Tuesday, September 1, 2015

Go Set A Watchman


 
Spending as much time as I do working with writers;
fleshing out themes, crystallizing voices, refining plot
makes it evident to me that Go Set A Watchman is a first draft from a first time novelist.
Regarding it as such gives amazing insight into the process of writing,
and a rare glimpse into the evolution of a modern American classic.
For two and a half years Lee worked closely with her editor, Tay Hohoff
who described the manuscript as "more a series of anecdotes than a fully conceived novel.”
The seeds for Mockingbird are definitely planted in these pages;
the summertime shenanigans of a little girl with her brother and best friend,
her idolatry of her father,
and an honorable southern lawyer defending a black man.
But the book (because it is a first draft) is preachy, inconsistent, and lacking shape.
Unfortunately, one will never know if Lee revisited these characters 20 years later
what adjustments she would have made to the characters.
The bones of a coming of age story are there:
during the civil rights movement, a 26 year old visits her small southern town
after living in Manhattan for several years
and views the people she loves through a different lens. 
But Got Set A Watchman was never revised or edited to the standards of Mockingbird.
Truthfully, this book never should have been published.
It's a first draft that the author never wanted printed.

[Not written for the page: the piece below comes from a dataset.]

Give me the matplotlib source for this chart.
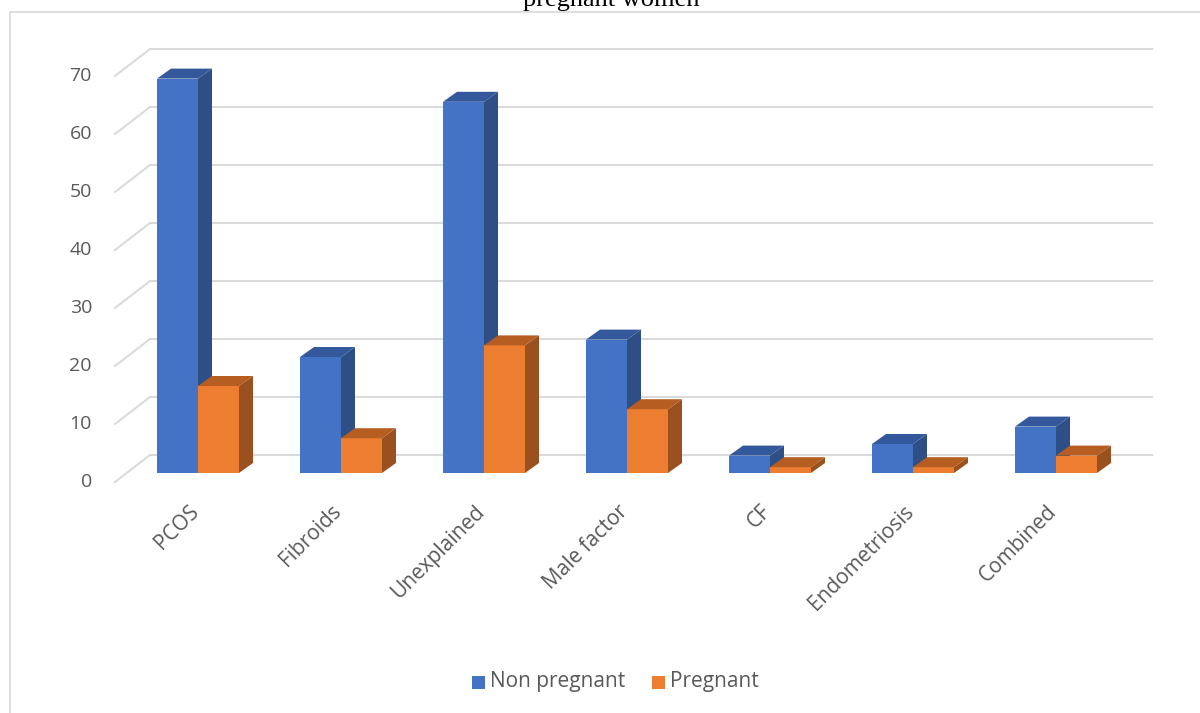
import matplotlib
matplotlib.use("Agg")
import matplotlib.pyplot as plt
from matplotlib.patches import Polygon, Rectangle
import numpy as np

categories = ["PCOS", "Fibroids", "Unexplained", "Male factor", "CF", "Endometriosis", "Combined"]
non_pregnant = [68, 20, 64, 23, 3, 5, 8]
pregnant = [15, 6, 22, 11, 1, 1, 3]
series_names = ["Non pregnant", "Pregnant"]
yticks = [0, 10, 20, 30, 40, 50, 60, 70]

W, H = 1200, 713
fig = plt.figure(figsize=(W / 100, H / 100), dpi=100)
ax = fig.add_axes([0, 0, 1, 1])
# pixel mapping: category i center at px 198+143i ; value v at px-from-top 473-5.8v
PXC, PXS = 198.0, 143.0
PY0, PYS = 473.0, 5.8
ax.set_xlim(-PXC / PXS, (W - PXC) / PXS)
ax.set_ylim(-(H - PY0) / PYS, PY0 / PYS)
ax.axis("off")

def px(dx):
    return dx / PXS

def py(dy):
    return dy / PYS

txt_color = "#595959"
grid_color = "#d9d9d9"
font = "Open Sans"

# gridlines: back wall + left wall diagonals
x_front = px(115 - PXC)
x_back = px(150 - PXC)
x_right = px(1152 - PXC)
front_off = -py(9)
back_off = py(18)
for v in yticks:
    ax.plot([x_back, x_right], [v + back_off, v + back_off], color=grid_color, lw=1.4, zorder=1)
    ax.plot([x_front, x_back], [v + front_off, v + back_off], color=grid_color, lw=1.4, zorder=1)
    ax.text(px(92 - PXC), v + front_off, str(v), ha="right", va="center",
            fontsize=14, color=txt_color, family=font)

bw = px(41)
ddx, ddy = px(14), py(10)
styles = [
    dict(front="#4472C4", side="#2E4E86", top="#33589B"),
    dict(front="#ED7D31", side="#9B511F", top="#B65D22"),
]
x = np.arange(len(categories))
for s, (vals, st) in enumerate(zip([non_pregnant, pregnant], styles)):
    for i, v in enumerate(vals):
        x0 = x[i] - bw + s * bw
        x1 = x0 + bw
        z = 3 + i * 2 + s
        ax.bar(x0, v, width=bw, align="edge", color=st["front"], edgecolor="none", zorder=z)
        ax.add_patch(Polygon([(x1, 0), (x1 + ddx, ddy), (x1 + ddx, v + ddy), (x1, v)],
                             closed=True, facecolor=st["side"], edgecolor="none", zorder=z))
        ax.add_patch(Polygon([(x0, v), (x1, v), (x1 + ddx, v + ddy), (x0 + ddx, v + ddy)],
                             closed=True, facecolor=st["top"], edgecolor="none", zorder=z))

# category labels
for i, c in enumerate(categories):
    ax.text(x[i] - px(10), -py(28), c, rotation=45, rotation_mode="anchor",
            ha="right", va="top", fontsize=15, color=txt_color, family=font)

# legend
ly = -py(682 - PY0)
sq = 13
for (xs, name, st) in [(472, series_names[0], styles[0]), (652, series_names[1], styles[1])]:
    ax.add_patch(Rectangle((px(xs - PXC), ly - py(sq / 2)), px(sq), py(sq),
                           facecolor=st["front"], edgecolor="none"))
    ax.text(px(xs + sq + 5 - PXC), ly, name, ha="left", va="center",
            fontsize=15, color=txt_color, family=font)

# border and cut title (cut at the top edge, as in the reference)
fig.add_artist(plt.Line2D([10 / W, 1], [1 - 12 / H, 1 - 12 / H], color=grid_color, lw=1.2))
fig.add_artist(plt.Line2D([10 / W, 10 / W], [0, 1 - 12 / H], color=grid_color, lw=1.2))
fig.text(611 / W, 1 - 6 / H, "pregnant women", ha="center", va="baseline",
         fontsize=19, family="Liberation Serif", color="#000000")

fig.savefig("out.png", dpi=100)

It is well known that the success of To Kill a Mockingbird
had a devastating impact on her.  
In her last interview in 1964 she said,
"It was like being hit over the head and knocked cold." 
She tried to write again, but struggled, and through out her life when she was still lucid
was consistently adamant that she would never publish another book.
Although still alive, Lee can no longer see or hear, nor is she of sound mind.
As soon as her protective sister died,
Harper Collins strategically maneuvered the release of Watchman
Capitalistic greed trumped integrity and drove them to print something they had no business printing.